In the area of data compression, we introduce an enhanced version of the static Fano coding, based on the concept of the rearrangement of two lists. The algorithm is formally analyzed and rigorously tested empirically. Its superiority over other similar algorithms has been demonstrated.
We introduce a greedy algorithm for the adaptive Fano coding. We formalize the partitioning algorithms for the multi-symbol input and the binary output. The empirical results on the well-known benchmarks demonstrate the advantageous properties of our greedy algorithm. This greedy algorithm has also been extended for the multi-symbol output alphabet.
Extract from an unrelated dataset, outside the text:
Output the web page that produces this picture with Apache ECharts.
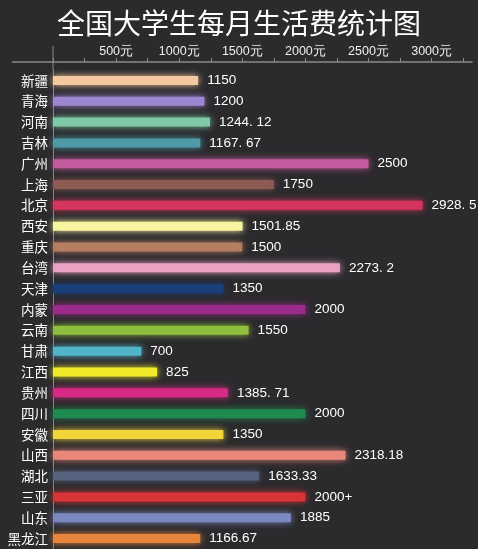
<!DOCTYPE html>
<html>
<head>
<meta charset="utf-8">
<script src="https://cdn.jsdelivr.net/npm/echarts@6/dist/echarts.min.js"></script>
<style>
html,body{margin:0;padding:0;background:#2b2a2d;}
#c{width:478px;height:549px;}
</style>
</head>
<body>
<div id="c"></div>
<script>
const categories = ['新疆','青海','河南','吉林','广州','上海','北京','西安','重庆','台湾','天津','内蒙','云南','甘肃','江西','贵州','四川','安徽','山西','湖北','三亚','山东','黑龙江'];
const values = [1150,1200,1244.12,1167.67,2500,1750,2928.5,1501.85,1500,2273.2,1350,2000,1550,700,825,1385.71,2000,1350,2318.18,1633.33,2000,1885,1166.67];
const valueLabels = ['1150','1200','1244. 12','1167. 67','2500','1750','2928. 5','1501.85','1500','2273. 2','1350','2000','1550','700','825','1385. 71','2000','1350','2318.18','1633.33','2000+','1885','1166.67'];
const barColors = ['#f5c9a0','#9c87d0','#7fc9a7','#4e9aa6','#c45a9e','#8d5b54','#d6365e','#f8f5a0','#b57d62','#e9a1c4','#1a3f7a','#9b2c8d','#8fbd3e','#52b5c7','#f0ea2a','#d62a84','#1f8a4f','#f2d43b','#e8877a','#56627e','#d63437','#7b88bf','#e6843c'];
const axisTicks = [500,1000,1500,2000,2500,3000];

const chart = echarts.init(document.getElementById('c'));
chart.setOption({
  backgroundColor: '#2b2a2d',
  animation: false,
  title: {
    text: '全国大学生每月生活费统计图',
    left: 'center',
    top: 4,
    textStyle: {color: '#ffffff', fontSize: 28, fontWeight: 'normal', fontFamily: 'Noto Sans CJK SC'}
  },
  graphic: [{
    type: 'line', silent: true,
    shape: {x1: 12, y1: 62, x2: 53, y2: 62},
    style: {stroke: '#8a8a8a', lineWidth: 1.5}
  }, {
    type: 'line', silent: true,
    shape: {x1: 53, y1: 46, x2: 53, y2: 70},
    style: {stroke: '#8a8a8a', lineWidth: 1}
  }],
  grid: {left: 53, right: 6, top: 70, bottom: -5, containLabel: false},
  xAxis: {
    type: 'value',
    position: 'top',
    min: 0,
    max: 3320,
    interval: 250,
    offset: 8,
    axisLine: {show: true, lineStyle: {color: '#8a8a8a', width: 1.5}},
    axisTick: {show: true, inside: false, length: 4, lineStyle: {color: '#8a8a8a'}},
    splitLine: {show: false},
    axisLabel: {
      color: '#eeeeee', fontSize: 12.5, margin: 4, fontFamily: 'Liberation Sans',
      showMaxLabel: false,
      formatter: v => axisTicks.indexOf(v) >= 0 ? v + '元' : ''
    }
  },
  yAxis: {
    type: 'category',
    data: categories,
    inverse: true,
    axisLine: {show: true, lineStyle: {color: '#8a8a8a', width: 1}},
    axisTick: {show: false},
    axisLabel: {color: '#ffffff', fontSize: 13.5, margin: 5, fontFamily: 'Noto Sans CJK SC'}
  },
  series: [{
    type: 'bar',
    barWidth: 9,
    data: values.map((v, i) => ({
      value: v,
      itemStyle: {color: barColors[i], shadowColor: barColors[i], shadowBlur: 7},
      label: {formatter: valueLabels[i]}
    })),
    label: {
      show: true,
      position: 'right',
      distance: 9,
      color: '#ffffff',
      fontSize: 13.5,
      fontFamily: 'Liberation Sans'
    }
  }]
});
</script>
</body>
</html>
We also present a more efficient algorithm which uses a new tree structure derived from the binary search tree, namely the Fano binary search tree. This new scheme, the corresponding tree-based operators, and the conditional shifting heuristic used to consistently maintain this Fano tree, have been theoretically analyzed and tested on well-known benchmarks files.
In the area of pattern recognition, we present the formal theory for optimal pairwise linear classifiers, and a formal analysis of why heuristic functions work. With regard to the theory of optimal pairwise linear classifiers, we derive the necessary and sufficient conditions for the classifier to be optimal and as a pair of straight lines for the two-dimensional case, when the underlying distribution is normal. This, in particular, resolves Minsky's paradox, which has been open since 1957. The corresponding classifiers have been empirically analyzed on synthetic and real-life data showing its superiority over the traditional Fisher's approach. These results have also been extended for the case of multi-dimensional features.
We also present a formal analysis that relates the accuracy of heuristic functions to the optimality of the solutions that heuristic algorithms yield. We prove that given a heuristic algorithm, which could utilize either of two heuristic functions, the more accurate heuristic has a higher probability of yielding a superior solution. This result has also been tested for the database query optimization problem.